Scientific classification
- Kingdom: Animalia
- Phylum: Chordata
- Class: Aves
- Order: Passeriformes
- Family: Meliphagidae
- Genus: Myzomela
- Species: M. prawiradilagae
- Binomial name: Myzomela prawiradilagae Irham, Ashari, Suparno, Trainor, Verbelen, Wu, MY & Rheindt, 2019

= Alor myzomela =

- Authority: Irham, Ashari, Suparno, Trainor, Verbelen, Wu, MY & Rheindt, 2019
- Conservation status: VU

Species of bird

The Alor myzomela (Myzomela prawiradilagae) is a species of bird in the family Meliphagidae, the honeyeaters. It is endemic to the Indonesian island of Alor, where it is the island's only representative member of the genus Myzomela. It is named after Dewi Malia Prawiradilaga, an ornithologist at the Indonesian Institute of Science and one of the first leading female Indonesian ornithologists.

== Taxonomy ==
It closely resembles and is most closely related to the Wetar myzomela (M. kuehni) of the adjacent island of Wetar. However, it noticeably differs in its calls and morphology.

== Distribution ==
The Alor myzomela is restricted to a few montane areas of Alor Island, where it lives in Eucalyptus woodlands primarily composed of white gum (Eucalyptus alba) and Timor mountain gum (Eucalyptus urophylla), as well as wattles (Acacia sp.) and sheoak (Casuarina junghuhniana). This restricted distribution is in contrast to its close relative M. kuehni, which is among the most common birds on its islands; this difference may be due to the different habitat requirements of the two species.

== Diet ==
They have been observed feeding on the fruit of Himalayan chokeberry (Photinia integrifolia) in small groups along with ashy-bellied white-eyes (Zosterops citrinellus).
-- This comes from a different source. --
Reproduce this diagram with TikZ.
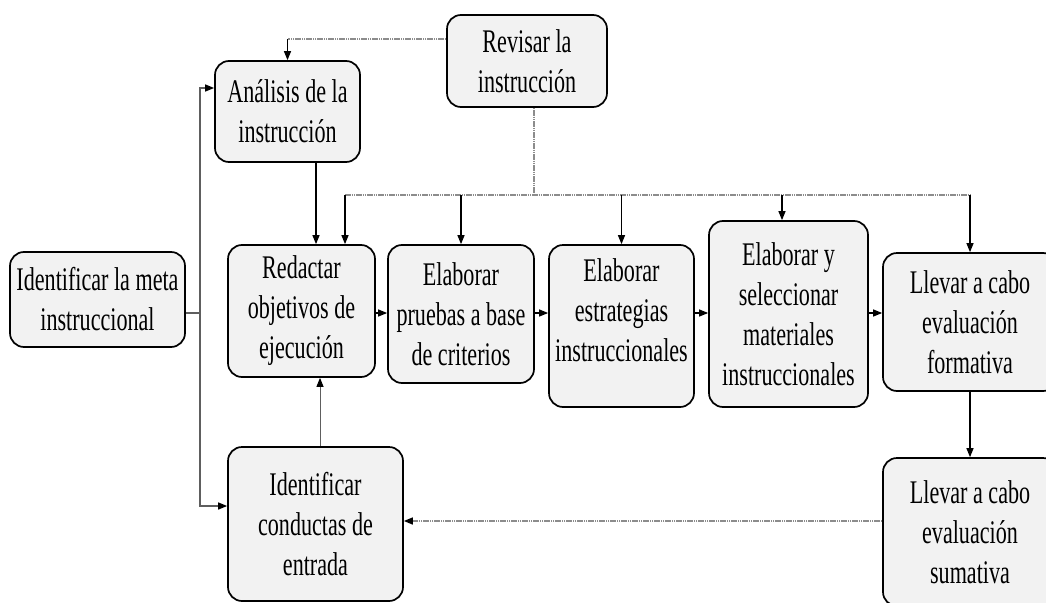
\documentclass[tikz,border=0pt]{standalone}
\usepackage{fontspec}
\newfontfamily\boxfont[FakeStretch=0.67]{Liberation Serif}
\usetikzlibrary{arrows.meta}
\definecolor{boxfill}{HTML}{F2F2F2}
\definecolor{linkgray}{HTML}{8C8C8C}
\definecolor{trunkgray}{HTML}{5E5E5E}
\begin{document}
\begin{tikzpicture}[x=1pt,y=-1pt,
  stage/.style={draw=black, line width=1.7pt, fill=boxfill, rounded corners=14pt,
    inner sep=0pt, align=center, font={\boxfont\fontsize{33}{40}\selectfont}},
  headed/.style={-{Triangle[length=9pt,width=7pt,color=black]}},
  link/.style={draw=black, line width=1.2pt, headed},
  feed/.style={draw=linkgray, line width=1.4pt, dash pattern=on 1.6pt off 0.6pt},
  trunk/.style={draw=trunkgray, line width=1.4pt}
]
\useasboundingbox (0,0) rectangle (1046,602);

% process stages
\node[stage, minimum width=160pt, minimum height=92pt]  (rev)  at (527,61)     {Revisar la\\instrucción};
\node[stage, minimum width=145pt, minimum height=101pt] (ana)  at (287.5,111.5) {Análisis de la\\instrucción};
\node[stage, minimum width=175pt, minimum height=95pt]  (meta) at (97.5,299.5)  {Identificar la meta\\instruccional};
\node[stage, minimum width=147pt, minimum height=132pt] (red)  at (301.5,311)   {Redactar\\objetivos de\\ejecución};
\node[stage, minimum width=146pt, minimum height=138pt] (pru)  at (461,314)     {Elaborar\\pruebas a base\\de criterios};
\node[stage, minimum width=145pt, minimum height=162pt] (est)  at (621.5,326)
  {\raisebox{13pt}[\height][\depth]{\begin{tabular}{@{}c@{}}Elaborar\\estrategias\\instruccionales\end{tabular}}};
\node[stage, minimum width=159pt, minimum height=186pt] (sel)  at (788.5,314)   {Elaborar y\\seleccionar\\materiales\\instruccionales};
\node[stage, minimum width=174pt, minimum height=138pt] (form) at (970,322)     {Llevar a cabo\\evaluación\\formativa};
\node[stage, minimum width=175pt, minimum height=154pt] (cond) at (315.5,524)   {Identificar\\conductas de\\entrada};
\node[stage, minimum width=174pt, minimum height=148pt] (sum)  at (970,532)     {Llevar a cabo\\evaluación\\sumativa};

% helper points
\coordinate (j)    at (200,313);
\coordinate (row)  at (0,313);
\coordinate (row2) at (0,521);
\coordinate (busL) at (345,195);
\coordinate (busR) at (970,195);
\coordinate (c3)   at (320,0);
\coordinate (r1) at ([yshift=22pt]rev.west);
\coordinate (r2) at ([xshift=7pt]rev.south);
\coordinate (c1) at ([xshift=28.5pt]ana.south);
\coordinate (s1) at ([xshift=-6.5pt]sel.north);

% left trunk from the goal
\draw[trunk] (meta.east |- j) -- (j);
\draw[trunk, headed] (j) |- ([yshift=23.5pt]ana.west);
\draw[trunk, headed] (j) |- ([yshift=18pt]cond.west);

% revision feedback
\draw[feed] (r1) -- (r1 -| ana.north);
\draw[link] (r1 -| ana.north) -- (ana.north);
\draw[feed] (r2) -- (r2 |- busL);
\draw[feed] (busL) -- (busR);
\draw[link] (busL) -- (busL |- red.north);
\draw[link] (pru.north |- busL) -- (pru.north);
\draw[link] (est.north |- busL) -- (est.north);
\draw[link] (s1 |- busL) -- (s1);
\draw[link] (busR) -- (form.north);

% main sequence
\draw[link] (c1) -- (c1 |- red.north);
\draw[link] (red.east |- row) -- (pru.west |- row);
\draw[link] (pru.east |- row) -- (est.west |- row);
\draw[link] (est.east |- row) -- (sel.west |- row);
\draw[link] (sel.east |- row) -- (form.west |- row);
\draw[link] (form.south) -- (sum.north);
\draw[feed, headed] (sum.west |- row2) -- (cond.east |- row2);
\draw[link, draw=trunkgray, line width=1pt] (cond.north -| c3) -- (red.south -| c3);
\end{tikzpicture}
\end{document}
They also feed on the flowers of Eucalyptus alba, as well as occasionally insects.

== Threats ==
This species is at high risk due to its restricted distribution, where its habitat continues to shrink due to deforestation. Its population, as of 2022, is 3,000 – 12,000 mature individuals and believed to be decreasing. It is currently classified as Vulnerable on the IUCN Red List.